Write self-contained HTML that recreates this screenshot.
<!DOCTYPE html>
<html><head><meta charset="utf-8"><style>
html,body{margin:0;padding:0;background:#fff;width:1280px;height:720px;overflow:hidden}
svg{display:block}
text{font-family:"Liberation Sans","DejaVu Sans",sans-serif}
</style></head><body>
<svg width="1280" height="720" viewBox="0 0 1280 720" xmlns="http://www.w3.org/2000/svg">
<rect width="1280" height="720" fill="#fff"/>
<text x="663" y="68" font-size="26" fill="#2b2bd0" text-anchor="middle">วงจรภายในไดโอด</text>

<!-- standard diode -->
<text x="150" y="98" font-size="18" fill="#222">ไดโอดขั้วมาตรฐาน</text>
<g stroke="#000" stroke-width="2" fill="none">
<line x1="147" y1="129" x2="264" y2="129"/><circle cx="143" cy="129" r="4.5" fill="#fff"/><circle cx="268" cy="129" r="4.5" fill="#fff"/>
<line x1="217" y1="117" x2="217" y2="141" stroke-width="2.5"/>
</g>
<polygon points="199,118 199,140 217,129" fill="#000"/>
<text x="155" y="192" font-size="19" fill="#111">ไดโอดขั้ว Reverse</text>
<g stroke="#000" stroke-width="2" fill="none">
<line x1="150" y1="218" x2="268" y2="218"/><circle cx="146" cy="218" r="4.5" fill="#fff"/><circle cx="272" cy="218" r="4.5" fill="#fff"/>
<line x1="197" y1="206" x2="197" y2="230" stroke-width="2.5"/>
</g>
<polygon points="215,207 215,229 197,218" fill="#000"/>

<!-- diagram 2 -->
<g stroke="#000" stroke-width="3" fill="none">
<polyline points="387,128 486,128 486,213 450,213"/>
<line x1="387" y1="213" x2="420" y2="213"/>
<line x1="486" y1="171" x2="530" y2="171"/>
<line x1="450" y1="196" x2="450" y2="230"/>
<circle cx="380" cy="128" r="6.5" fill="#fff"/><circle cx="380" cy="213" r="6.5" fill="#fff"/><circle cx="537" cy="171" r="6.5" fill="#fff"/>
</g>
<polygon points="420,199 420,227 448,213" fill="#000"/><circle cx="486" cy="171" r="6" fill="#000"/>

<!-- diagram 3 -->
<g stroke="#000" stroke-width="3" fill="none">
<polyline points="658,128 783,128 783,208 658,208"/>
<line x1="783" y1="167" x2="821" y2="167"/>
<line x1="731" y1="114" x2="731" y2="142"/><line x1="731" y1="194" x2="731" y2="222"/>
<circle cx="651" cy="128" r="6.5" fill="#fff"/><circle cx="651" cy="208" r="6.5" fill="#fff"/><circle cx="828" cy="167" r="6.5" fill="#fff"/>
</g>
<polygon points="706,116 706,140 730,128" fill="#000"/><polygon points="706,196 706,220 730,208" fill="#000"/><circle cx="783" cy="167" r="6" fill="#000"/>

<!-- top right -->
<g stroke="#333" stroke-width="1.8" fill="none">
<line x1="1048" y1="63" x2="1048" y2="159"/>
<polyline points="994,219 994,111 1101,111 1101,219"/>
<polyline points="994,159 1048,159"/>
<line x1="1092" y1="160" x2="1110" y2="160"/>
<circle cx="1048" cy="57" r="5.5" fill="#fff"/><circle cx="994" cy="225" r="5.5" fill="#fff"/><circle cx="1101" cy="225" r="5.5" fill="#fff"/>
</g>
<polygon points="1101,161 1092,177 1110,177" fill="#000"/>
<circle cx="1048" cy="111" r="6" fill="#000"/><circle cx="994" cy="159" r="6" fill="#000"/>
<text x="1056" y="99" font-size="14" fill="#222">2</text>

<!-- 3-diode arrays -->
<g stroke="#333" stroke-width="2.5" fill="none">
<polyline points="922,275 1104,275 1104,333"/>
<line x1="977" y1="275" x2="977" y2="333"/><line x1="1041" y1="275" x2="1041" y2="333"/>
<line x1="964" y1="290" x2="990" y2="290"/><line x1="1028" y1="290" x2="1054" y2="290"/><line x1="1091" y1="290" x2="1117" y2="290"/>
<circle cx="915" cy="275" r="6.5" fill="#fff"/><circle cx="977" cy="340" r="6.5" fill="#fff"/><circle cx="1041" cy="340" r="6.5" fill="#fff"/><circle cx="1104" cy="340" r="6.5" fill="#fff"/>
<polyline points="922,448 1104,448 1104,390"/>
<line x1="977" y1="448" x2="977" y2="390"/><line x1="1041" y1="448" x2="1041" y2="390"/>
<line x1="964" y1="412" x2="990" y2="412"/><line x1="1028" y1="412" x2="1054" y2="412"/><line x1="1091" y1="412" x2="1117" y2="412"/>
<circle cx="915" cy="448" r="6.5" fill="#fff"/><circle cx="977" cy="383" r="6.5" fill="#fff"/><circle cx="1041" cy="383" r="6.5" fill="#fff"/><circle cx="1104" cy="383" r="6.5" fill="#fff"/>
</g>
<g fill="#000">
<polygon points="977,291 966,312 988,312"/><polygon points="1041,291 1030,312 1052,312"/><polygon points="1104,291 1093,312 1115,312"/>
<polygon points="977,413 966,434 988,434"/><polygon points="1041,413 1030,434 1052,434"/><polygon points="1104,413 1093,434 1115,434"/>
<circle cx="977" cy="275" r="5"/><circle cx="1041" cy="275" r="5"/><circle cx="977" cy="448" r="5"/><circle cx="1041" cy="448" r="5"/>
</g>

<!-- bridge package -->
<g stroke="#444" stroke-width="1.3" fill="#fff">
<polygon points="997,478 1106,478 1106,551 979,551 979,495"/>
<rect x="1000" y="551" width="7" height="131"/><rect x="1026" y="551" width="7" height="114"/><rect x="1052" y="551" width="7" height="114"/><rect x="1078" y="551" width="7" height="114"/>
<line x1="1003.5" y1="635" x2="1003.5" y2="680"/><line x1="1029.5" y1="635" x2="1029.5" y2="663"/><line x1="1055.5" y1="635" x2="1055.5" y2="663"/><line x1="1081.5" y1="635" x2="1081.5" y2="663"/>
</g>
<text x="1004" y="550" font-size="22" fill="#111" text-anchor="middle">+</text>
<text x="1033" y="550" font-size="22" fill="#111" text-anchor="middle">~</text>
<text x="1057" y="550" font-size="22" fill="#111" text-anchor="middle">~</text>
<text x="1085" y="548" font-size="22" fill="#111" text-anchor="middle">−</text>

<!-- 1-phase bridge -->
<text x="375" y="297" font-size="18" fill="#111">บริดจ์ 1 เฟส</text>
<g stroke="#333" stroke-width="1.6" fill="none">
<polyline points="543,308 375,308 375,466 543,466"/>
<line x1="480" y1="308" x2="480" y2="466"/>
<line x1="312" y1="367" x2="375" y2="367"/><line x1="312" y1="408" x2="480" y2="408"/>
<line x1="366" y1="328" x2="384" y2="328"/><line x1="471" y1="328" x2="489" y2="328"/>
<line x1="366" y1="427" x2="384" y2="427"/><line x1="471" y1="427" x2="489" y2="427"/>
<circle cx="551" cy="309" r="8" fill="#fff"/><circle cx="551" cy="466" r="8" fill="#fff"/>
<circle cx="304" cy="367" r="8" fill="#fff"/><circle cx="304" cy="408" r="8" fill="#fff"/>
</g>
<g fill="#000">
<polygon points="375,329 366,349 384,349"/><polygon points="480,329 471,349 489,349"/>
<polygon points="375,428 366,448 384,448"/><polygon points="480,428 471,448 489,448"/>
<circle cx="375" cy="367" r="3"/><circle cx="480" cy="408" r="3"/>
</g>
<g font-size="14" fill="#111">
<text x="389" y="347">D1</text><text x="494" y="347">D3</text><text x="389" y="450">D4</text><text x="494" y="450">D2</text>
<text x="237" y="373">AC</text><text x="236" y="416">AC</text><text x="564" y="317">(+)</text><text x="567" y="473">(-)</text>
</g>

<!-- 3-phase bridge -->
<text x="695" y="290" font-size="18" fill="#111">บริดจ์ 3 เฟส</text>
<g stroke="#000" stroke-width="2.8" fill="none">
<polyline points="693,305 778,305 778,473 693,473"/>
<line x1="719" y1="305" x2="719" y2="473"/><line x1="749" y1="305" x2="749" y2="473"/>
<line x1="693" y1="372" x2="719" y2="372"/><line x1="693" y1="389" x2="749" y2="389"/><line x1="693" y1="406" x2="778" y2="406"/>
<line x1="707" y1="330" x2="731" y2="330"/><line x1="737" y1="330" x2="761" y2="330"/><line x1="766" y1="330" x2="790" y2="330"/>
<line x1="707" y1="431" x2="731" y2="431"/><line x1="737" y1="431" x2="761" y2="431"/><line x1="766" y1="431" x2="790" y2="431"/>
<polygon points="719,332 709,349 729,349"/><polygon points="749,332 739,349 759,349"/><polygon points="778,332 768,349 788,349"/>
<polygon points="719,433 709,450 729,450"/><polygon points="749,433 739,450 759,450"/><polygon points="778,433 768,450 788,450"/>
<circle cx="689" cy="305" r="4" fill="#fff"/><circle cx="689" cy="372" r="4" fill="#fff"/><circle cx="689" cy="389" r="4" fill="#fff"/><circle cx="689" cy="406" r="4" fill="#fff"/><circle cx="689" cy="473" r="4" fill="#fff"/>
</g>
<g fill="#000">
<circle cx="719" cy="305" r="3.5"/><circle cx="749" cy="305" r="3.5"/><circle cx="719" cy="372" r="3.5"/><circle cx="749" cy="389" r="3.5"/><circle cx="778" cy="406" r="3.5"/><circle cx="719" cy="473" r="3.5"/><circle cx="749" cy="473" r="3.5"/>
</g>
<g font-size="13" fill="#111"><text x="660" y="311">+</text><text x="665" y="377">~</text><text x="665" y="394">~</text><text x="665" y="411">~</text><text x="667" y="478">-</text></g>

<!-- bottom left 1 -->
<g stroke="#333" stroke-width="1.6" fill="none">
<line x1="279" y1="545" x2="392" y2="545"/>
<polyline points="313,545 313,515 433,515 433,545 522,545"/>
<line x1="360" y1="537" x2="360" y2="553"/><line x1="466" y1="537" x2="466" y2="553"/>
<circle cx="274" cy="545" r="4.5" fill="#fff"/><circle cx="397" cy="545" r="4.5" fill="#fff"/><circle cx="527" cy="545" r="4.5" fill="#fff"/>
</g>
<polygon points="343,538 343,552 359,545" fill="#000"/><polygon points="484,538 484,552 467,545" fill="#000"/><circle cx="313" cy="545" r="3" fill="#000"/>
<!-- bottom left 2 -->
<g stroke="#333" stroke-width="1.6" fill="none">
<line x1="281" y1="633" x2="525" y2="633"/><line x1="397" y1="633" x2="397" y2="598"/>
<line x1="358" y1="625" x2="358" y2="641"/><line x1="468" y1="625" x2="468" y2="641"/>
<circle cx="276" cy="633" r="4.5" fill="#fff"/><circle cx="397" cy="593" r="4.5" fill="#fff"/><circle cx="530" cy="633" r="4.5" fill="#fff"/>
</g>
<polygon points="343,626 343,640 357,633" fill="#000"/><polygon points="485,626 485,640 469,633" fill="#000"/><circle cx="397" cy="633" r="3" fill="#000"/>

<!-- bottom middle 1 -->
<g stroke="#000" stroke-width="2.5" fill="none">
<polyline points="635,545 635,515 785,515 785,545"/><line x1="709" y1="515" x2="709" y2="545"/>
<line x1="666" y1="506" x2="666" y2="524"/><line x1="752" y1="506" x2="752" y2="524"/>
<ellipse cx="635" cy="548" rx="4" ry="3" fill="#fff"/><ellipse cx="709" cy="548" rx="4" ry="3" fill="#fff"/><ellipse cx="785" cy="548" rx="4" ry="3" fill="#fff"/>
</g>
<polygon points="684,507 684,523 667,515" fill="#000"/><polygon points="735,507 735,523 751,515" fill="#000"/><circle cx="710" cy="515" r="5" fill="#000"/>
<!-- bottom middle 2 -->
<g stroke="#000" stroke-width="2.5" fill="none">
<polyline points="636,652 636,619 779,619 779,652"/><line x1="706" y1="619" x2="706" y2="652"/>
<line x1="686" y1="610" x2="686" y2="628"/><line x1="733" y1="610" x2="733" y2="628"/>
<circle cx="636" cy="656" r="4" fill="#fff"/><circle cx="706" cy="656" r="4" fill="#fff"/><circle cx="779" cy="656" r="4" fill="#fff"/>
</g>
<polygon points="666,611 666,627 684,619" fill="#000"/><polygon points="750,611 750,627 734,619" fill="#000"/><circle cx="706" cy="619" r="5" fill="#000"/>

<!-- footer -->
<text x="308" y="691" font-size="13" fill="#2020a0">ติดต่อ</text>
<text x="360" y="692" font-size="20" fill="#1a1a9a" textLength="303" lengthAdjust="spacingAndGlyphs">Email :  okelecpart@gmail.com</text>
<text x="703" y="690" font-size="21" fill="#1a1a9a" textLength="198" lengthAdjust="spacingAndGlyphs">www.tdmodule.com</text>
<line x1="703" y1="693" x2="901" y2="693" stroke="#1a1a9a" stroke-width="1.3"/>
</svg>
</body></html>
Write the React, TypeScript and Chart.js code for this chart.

──────────────────────────────

■ EXERCISE REQUIREMENTS:
What is the number of lines in the listing that contain the string "this"? Reply with that number alone.

■ CORRECT RESULT:
2